What’s the biggest risk you’ve ever taken?

I wouldn’t consider it a risk, but a challenge. In the year 2000, Ireland looked very different – as did the technology industry.

When Salesforce launched its ‘End of Software’ campaign, it drove the agenda for the democratisation of technology and the rise of cloud computing. We were largely unknown at the time, but have since grown into the world’s number-one CRM and one of Ireland’s best places to work.

What one work skill do you wish you had?

I returned later in life to further education, so I believe it’s never too late to reskill or upskill. For me, it opened up a whole new world. I went on to complete my doctorate at the Waterford Institute of Technology – there’s no substitute for the value of lifelong learning and access to training.

Globally, and in Ireland, we’re faced with a digital skills crisis and widening gap. Rapid and widespread digitisation has changed the nature of work – our transition to an all-digital world makes having digital skills essential for today’s jobs.

In a recent Salesforce report, we learned that over two-thirds (69pc) of Irish respondents reported that they don’t feel equipped to learn the digital skills needed by businesses now, and over three-quarters (76pc) don’t feel equipped for the future.

I believe that technology companies, like Salesforce, have a responsibility to upskill the current and future workforce so everyone has the opportunity to be part of the digital economy.

How do you get the best out of your team?

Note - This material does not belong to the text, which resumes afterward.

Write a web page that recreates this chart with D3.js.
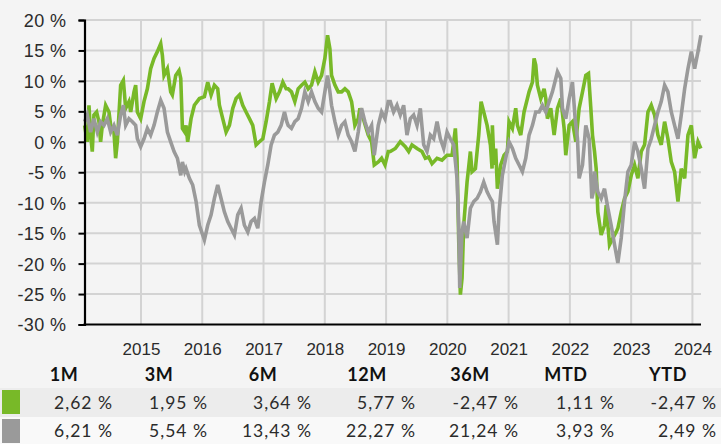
<!DOCTYPE html>
<html>
<head>
<meta charset="utf-8">
<script src="https://cdn.jsdelivr.net/npm/d3@7"></script>
<style>
  html, body { margin: 0; padding: 0; background: #f4f4f4; }
  svg { display: block; font-family: Lato, "Open Sans", sans-serif; }
</style>
</head>
<body>
<svg id="chart" width="721" height="444"></svg>
<script>
// Cumulative performance (%) of the fund (green) and its benchmark (grey), by decimal year
const fundYears = [
  2014.08, 2014.123, 2014.151, 2014.178, 2014.205, 2014.232, 2014.276, 2014.314, 2014.341, 2014.369,
  2014.423, 2014.478, 2014.505, 2014.559, 2014.586, 2014.614, 2014.668, 2014.712, 2014.750, 2014.804,
  2014.832, 2014.886, 2014.913, 2014.941, 2014.995, 2015.049, 2015.104, 2015.158, 2015.213, 2015.267,
  2015.322, 2015.349, 2015.376, 2015.431, 2015.485, 2015.512, 2015.567, 2015.621, 2015.649, 2015.676,
  2015.714, 2015.735, 2015.762, 2015.817, 2015.871, 2015.953, 2016.035, 2016.089, 2016.144, 2016.198,
  2016.252, 2016.280, 2016.334, 2016.389, 2016.443, 2016.498, 2016.552, 2016.607, 2016.661, 2016.715,
  2016.770, 2016.824, 2016.879, 2016.933, 2016.988, 2017.042, 2017.097, 2017.140, 2017.206, 2017.260,
  2017.315, 2017.369, 2017.402, 2017.456, 2017.511, 2017.565, 2017.620, 2017.674, 2017.729, 2017.783,
  2017.838, 2017.892, 2017.947, 2018.001, 2018.045, 2018.083, 2018.110, 2018.165, 2018.219, 2018.274,
  2018.328, 2018.382, 2018.437, 2018.491, 2018.546, 2018.573, 2018.628, 2018.709, 2018.764, 2018.807,
  2018.873, 2018.927, 2018.982, 2019.036, 2019.069, 2019.151, 2019.232, 2019.314, 2019.369, 2019.423,
  2019.505, 2019.586, 2019.641, 2019.695, 2019.750, 2019.832, 2019.913, 2019.995, 2020.077, 2020.131,
  2020.158, 2020.186, 2020.213, 2020.240, 2020.267, 2020.322, 2020.376, 2020.403, 2020.458, 2020.512,
  2020.551, 2020.594, 2020.649, 2020.703, 2020.730, 2020.735, 2020.762, 2020.789, 2020.817, 2020.871,
  2020.926, 2020.980, 2021.007, 2021.062, 2021.116, 2021.144, 2021.198, 2021.252, 2021.307, 2021.334,
  2021.389, 2021.416, 2021.443, 2021.470, 2021.525, 2021.579, 2021.607, 2021.634, 2021.688, 2021.743,
  2021.797, 2021.852, 2021.906, 2021.933, 2021.988, 2022.042, 2022.097, 2022.151, 2022.206, 2022.260,
  2022.304, 2022.342, 2022.369, 2022.402, 2022.429, 2022.456, 2022.511, 2022.565, 2022.593, 2022.647,
  2022.702, 2022.756, 2022.783, 2022.838, 2022.892, 2022.947, 2023.001, 2023.056, 2023.110, 2023.165,
  2023.219, 2023.274, 2023.328, 2023.382, 2023.437, 2023.491, 2023.546, 2023.600, 2023.655, 2023.709,
  2023.764, 2023.818, 2023.873, 2023.927, 2023.982, 2024.036, 2024.091, 2024.138
];
const fundValues = [
  2.7, 0.0, 6.0, 1.1, -1.6, 4.4, 4.9, 3.3, 0.0, 2.7,
  6.0, 4.9, 2.7, 1.6, -2.7, 0.0, 9.3, 10.1, 5.5, 6.6,
  4.9, 8.2, 9.3, 4.9, 3.8, 6.6, 8.7, 12.0, 13.7, 14.8,
  16.1, 14.2, 10.9, 12.0, 8.2, 7.7, 10.9, 11.7, 10.4, 2.2,
  1.6, 2.7, 0.0, 3.8, 6.0, 7.1, 7.4, 9.8, 7.7, 9.3,
  8.7, 6.0, 3.8, 1.6, 2.7, 5.5, 7.1, 7.7, 6.0, 4.9,
  3.8, 2.7, -0.5, 0.0, 0.5, 3.3, 6.6, 9.6, 7.1, 8.2,
  9.8, 8.7, 8.7, 8.2, 6.6, 8.7, 9.3, 9.8, 8.7, 9.3,
  11.5, 9.8, 10.9, 13.7, 17.5, 15.3, 10.9, 9.3, 8.2, 8.2,
  8.7, 8.2, 6.6, 2.7, 3.8, 5.5, 3.8, 1.1, 0.0, -3.8,
  -3.3, -2.7, -3.8, -1.6, -1.6, -1.1, 0.0, -0.8, -1.6, -0.5,
  -1.1, -1.6, -2.7, -2.5, -3.6, -2.7, -3.0, -2.2, -2.2, 2.2,
  -2.7, -16.4, -25.1, -22.4, -13.7, -6.6, -1.6, -4.9, -4.4, 1.1,
  6.6, 4.9, 2.7, -0.5, -4.4, 2.7, -3.8, -1.1, -7.7, -3.8,
  -2.2, -1.6, 3.3, 2.2, 5.5, 2.7, 1.1, 4.9, 7.1, 8.2,
  9.8, 13.7, 12.6, 9.3, 7.1, 8.7, 7.1, 3.8, 5.5, 1.1,
  5.5, 7.1, 2.2, -2.2, 2.7, 3.3, 0.0, 5.5, 8.2, 10.9,
  11.2, 5.5, 1.1, -1.6, -4.4, -11.5, -15.3, -13.7, -10.4, -16.9,
  -15.8, -14.8, -14.2, -11.5, -9.3, -8.2, -5.5, -3.8, -6.0, -1.6,
  -0.5, 4.9, 6.0, 4.4, 1.1, -0.5, 3.3, 0.5, -3.3, -4.9,
  -9.8, -4.4, -6.0, 1.1, 2.7, -2.7, 0.0, -1.1
];

const benchYears = [
  2014.08, 2014.123, 2014.178, 2014.232, 2014.287, 2014.341, 2014.396, 2014.450, 2014.505, 2014.559,
  2014.614, 2014.668, 2014.712, 2014.750, 2014.804, 2014.859, 2014.913, 2014.941, 2014.995, 2015.049,
  2015.104, 2015.158, 2015.213, 2015.267, 2015.322, 2015.376, 2015.431, 2015.485, 2015.540, 2015.594,
  2015.649, 2015.676, 2015.714, 2015.735, 2015.790, 2015.844, 2015.899, 2015.953, 2016.035, 2016.089,
  2016.144, 2016.198, 2016.252, 2016.307, 2016.361, 2016.416, 2016.470, 2016.525, 2016.579, 2016.634,
  2016.688, 2016.743, 2016.797, 2016.852, 2016.906, 2016.961, 2017.015, 2017.069, 2017.124, 2017.178,
  2017.233, 2017.287, 2017.342, 2017.380, 2017.402, 2017.456, 2017.511, 2017.565, 2017.620, 2017.674,
  2017.729, 2017.783, 2017.838, 2017.892, 2017.947, 2018.001, 2018.045, 2018.083, 2018.110, 2018.165,
  2018.219, 2018.274, 2018.328, 2018.382, 2018.437, 2018.491, 2018.546, 2018.600, 2018.655, 2018.709,
  2018.764, 2018.807, 2018.873, 2018.927, 2018.982, 2019.036, 2019.069, 2019.123, 2019.178, 2019.232,
  2019.287, 2019.341, 2019.396, 2019.450, 2019.505, 2019.559, 2019.614, 2019.668, 2019.723, 2019.777,
  2019.832, 2019.886, 2019.941, 2019.995, 2020.049, 2020.104, 2020.158, 2020.186, 2020.202, 2020.240,
  2020.267, 2020.322, 2020.376, 2020.431, 2020.485, 2020.540, 2020.594, 2020.649, 2020.703, 2020.735,
  2020.762, 2020.817, 2020.844, 2020.898, 2020.953, 2021.007, 2021.062, 2021.116, 2021.171, 2021.225,
  2021.280, 2021.334, 2021.389, 2021.443, 2021.498, 2021.552, 2021.607, 2021.661, 2021.715, 2021.770,
  2021.797, 2021.852, 2021.879, 2021.933, 2021.988, 2022.042, 2022.086, 2022.124, 2022.151, 2022.206,
  2022.260, 2022.315, 2022.358, 2022.396, 2022.402, 2022.456, 2022.511, 2022.565, 2022.620, 2022.674,
  2022.729, 2022.783, 2022.838, 2022.892, 2022.947, 2023.001, 2023.056, 2023.110, 2023.165, 2023.219,
  2023.274, 2023.328, 2023.382, 2023.437, 2023.491, 2023.546, 2023.600, 2023.655, 2023.709, 2023.764,
  2023.818, 2023.873, 2023.927, 2023.982, 2024.036, 2024.091, 2024.138
];
const benchValues = [
  3.3, 4.4, 1.6, 3.8, 1.6, 3.3, 2.7, 3.8, 1.6, 2.7,
  1.1, 4.4, 6.0, 2.7, 3.8, 3.3, 2.7, 0.5, -0.8, 0.5,
  2.2, 1.1, 2.7, 4.9, 6.8, 5.5, 1.6, 0.0, -1.6, -2.7,
  -5.5, -3.3, -4.9, -4.4, -6.0, -7.1, -9.8, -13.7, -16.1, -13.7,
  -12.0, -9.3, -7.1, -9.3, -11.5, -13.1, -14.2, -15.3, -12.0, -10.9,
  -13.7, -14.8, -13.1, -12.6, -14.2, -9.8, -6.6, -3.8, -0.5, 1.1,
  1.6, 2.7, 4.9, 3.3, 2.7, 2.2, 3.3, 3.8, 5.5, 8.2,
  6.6, 8.2, 6.6, 5.5, 4.9, 8.2, 10.9, 8.2, 6.0, 3.3,
  1.1, 2.7, 3.3, 1.1, 0.0, -1.6, 1.6, 5.5, 3.3, 1.6,
  2.7, -2.2, 2.7, 4.9, 3.8, 6.6, 6.6, 4.9, 6.0, 4.4,
  6.0, 1.1, 3.8, 4.4, 2.7, 5.5, -0.5, -1.6, 1.1, 0.5,
  3.3, 0.5, -1.1, 1.6, 0.5, -0.5, -6.0, -13.7, -24.0, -14.8,
  -13.1, -15.8, -10.9, -9.8, -9.3, -8.2, -6.6, -8.2, -9.3, -9.8,
  -13.1, -16.9, -11.5, -5.5, -2.7, 0.0, -1.1, -2.7, -3.8, -4.9,
  -2.7, 1.1, 2.7, 4.9, 4.9, 6.0, 4.9, 6.6, 8.2, 10.4,
  11.5, 10.4, 5.5, 3.8, 7.1, 9.8, 3.8, 0.5, -6.0, -3.8,
  2.7, 0.5, -9.3, -7.7, -4.9, -8.2, -9.3, -7.7, -10.9, -13.7,
  -16.9, -19.9, -15.8, -9.8, -4.9, -3.8, 0.0, -1.6, -4.4, -7.7,
  -1.1, 0.5, 2.7, 4.9, 6.6, 9.3, 8.2, 4.9, 2.7, 0.5,
  4.4, 8.7, 12.0, 14.8, 12.0, 14.8, 17.5
];

// Axis ticks
const yearTicks = [2015, 2016, 2017, 2018, 2019, 2020, 2021, 2022, 2023, 2024];
const percentTicks = [-30, -25, -20, -15, -10, -5, 0, 5, 10, 15, 20];

// Performance table
const periods = ["1M", "3M", "6M", "12M", "36M", "MTD", "YTD"];
const fundReturns = [2.62, 1.95, 3.64, 5.77, -2.47, 1.11, -2.47];
const benchReturns = [6.21, 5.54, 13.43, 22.27, 21.24, 3.93, 2.49];

const GREEN = "#78b928";
const GREY = "#9a9a9a";
const TEXT = "#2b2b2b";

const svg = d3.select("#chart");

const plot = { left: 84.5, right: 701, top: 20, bottom: 324.5 };

const x = d3.scaleLinear().domain([2014.078, 2024.14]).range([plot.left, plot.right]);
const y = d3.scaleLinear().domain([-30, 20]).range([plot.bottom, plot.top]);

const pct = v => String(v).replace("\u2212", "-") + " %";

// Grid
const grid = svg.append("g").attr("stroke", "#d3d3d3").attr("stroke-width", 2);
grid.selectAll("line.h").data(percentTicks.filter(d => d !== -30)).join("line")
  .attr("x1", plot.left).attr("x2", plot.right)
  .attr("y1", d => y(d)).attr("y2", d => y(d));
grid.selectAll("line.v").data(yearTicks).join("line")
  .attr("x1", d => x(d)).attr("x2", d => x(d))
  .attr("y1", plot.top).attr("y2", plot.bottom);

// Series: fund first, benchmark drawn on top
const line = d3.line().x(d => x(d[0])).y(d => y(d[1]));
const fundSeries = d3.zip(fundYears, fundValues);
const benchSeries = d3.zip(benchYears, benchValues);

svg.append("path").datum(fundSeries)
  .attr("fill", "none").attr("stroke", GREEN).attr("stroke-width", 3.6)
  .attr("stroke-linejoin", "miter").attr("d", line);
svg.append("path").datum(benchSeries)
  .attr("fill", "none").attr("stroke", GREY).attr("stroke-width", 3.6)
  .attr("stroke-linejoin", "miter").attr("d", line);

// Y axis
const yAxis = svg.append("g")
  .attr("transform", `translate(${plot.left},0)`)
  .call(d3.axisLeft(y).tickValues(percentTicks).tickSize(6).tickPadding(12)
    .tickFormat(d => pct(d)));
yAxis.select(".domain").attr("stroke", "#000").attr("stroke-width", 2.2);
yAxis.selectAll(".tick line").attr("stroke", "#000").attr("stroke-width", 2);
yAxis.selectAll(".tick text").attr("fill", TEXT)
  .style("font-size", "18px").style("letter-spacing", "0.4px").attr("dy", "0.36em");

// X axis
const xAxis = svg.append("g")
  .attr("transform", `translate(0,${plot.bottom})`)
  .call(d3.axisBottom(x).tickValues(yearTicks).tickSize(0).tickPadding(18)
    .tickFormat(d3.format("d")));
xAxis.select(".domain").attr("stroke", "#000").attr("stroke-width", 2.2)
  .attr("d", `M${plot.left - 1},0H${plot.right}`);
xAxis.selectAll(".tick text").attr("fill", TEXT).style("font-size", "17px");

// Table: right edge of each column's cells (auto-sized columns)
const colRight = [113, 208, 312, 416, 519, 615, 717];
const rowTop = { fund: 388, bench: 417 };

svg.append("rect").attr("x", 0).attr("y", rowTop.fund).attr("width", 721).attr("height", 29)
  .attr("fill", "#ececec");
svg.append("rect").attr("x", 0).attr("y", rowTop.bench).attr("width", 721).attr("height", 27)
  .attr("fill", "#f9f9f9");

svg.append("rect").attr("x", 2).attr("y", rowTop.fund + 2).attr("width", 18).attr("height", 24)
  .attr("fill", GREEN);
svg.append("rect").attr("x", 2).attr("y", rowTop.bench + 2).attr("width", 18).attr("height", 24)
  .attr("fill", GREY);

svg.append("g").selectAll("text").data(periods).join("text")
  .attr("x", (d, i) => colRight[i] - 49)
  .attr("y", 381)
  .attr("text-anchor", "middle")
  .attr("fill", "#111")
  .style("font-size", "18px").style("font-weight", "bold").style("letter-spacing", "0.6px")
  .text(d => d);

const fmtReturn = v => v.toFixed(2).replace(".", ",") + " %";

[[fundReturns, 409], [benchReturns, 437]].forEach(([vals, base]) => {
  svg.append("g").selectAll("text").data(vals).join("text")
    .attr("x", (d, i) => colRight[i])
    .attr("y", base)
    .attr("text-anchor", "end")
    .attr("fill", TEXT)
    .style("font-size", "17.5px").style("letter-spacing", "1px")
    .text(d => fmtReturn(d));
});
</script>
</body>
</html>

Great workplaces start with great people, and at Salesforce, our leaders and managers are focused on creating the right environment for engagement. We’ve been able to inspire and drive success with the help of a management process called the V2MOM, which stands for: vision, values, methods, obstacles and measures.

V2MOM enables us to clarify what we’re doing, and then communicate it clearly to the entire company. It boils down to these five questions, which create a framework for alignment and leadership:

  1. Vision – what do you want to achieve?
  2. Values – what’s important to you?
  3. Methods – how do you get it?
  4. Obstacles – what is preventing you from being successful?
  5. Measures – how do you know you have it?

Each year, every single department and every single employee develops their own V2MOM. As a result, this practical exercise raises our corporate consciousness through the entire organisation from top to bottom. To foster transparency, each and everyone’s V2MOM is viewable to all employees.

Have you noticed a diversity problem in your sector?

Equality is a longstanding value at Salesforce, but the past few years have added even more urgency to this work. We are trying to serve a diverse customer base, from different countries, cultures, backgrounds, languages and religions – and that needs to be reflected in the teams we build.

There is still a long way to go before technology companies become truly diverse and inclusive. Business leaders have a responsibility to work with public, private and civil society stakeholders to make our world a better, more equitable place to live and work in.

What’s the best piece of career advice you have ever received?

The late Jerry Kiernan, the Olympic marathon runner, had a very big influence on my life. When Jerry was preparing to run the Olympic marathon in Los Angeles in 1984, I spent every morning running with him in the year leading up to it.

His belief in his own ability, and that a schoolteacher from Foxrock could go and compete with the best in the world, was never shaken. If you put in the work, you will get the results.

What books have you read that you would recommend?

Lately, most of my reading has been around my passion of sustainability and climate action, especially around climate science and quantifying the role that business must play in keeping the world within our optimal carbon window.

For example, books like Howard Herzog’s Carbon Capture or Peter Stott’s Hot Air. Another great read is Mark Carney’s Values, which really forces us to think about how we apply our societal values.

What are the essential tools and resources that get you through the working week?

The future of work is digital-first and flexible – it has shifted from a place you go, to what you do.

Salesforce acquired Slack in 2021 and we’ve since become a Slack-first company, transforming how we communicate and collaborate with one another on a daily basis.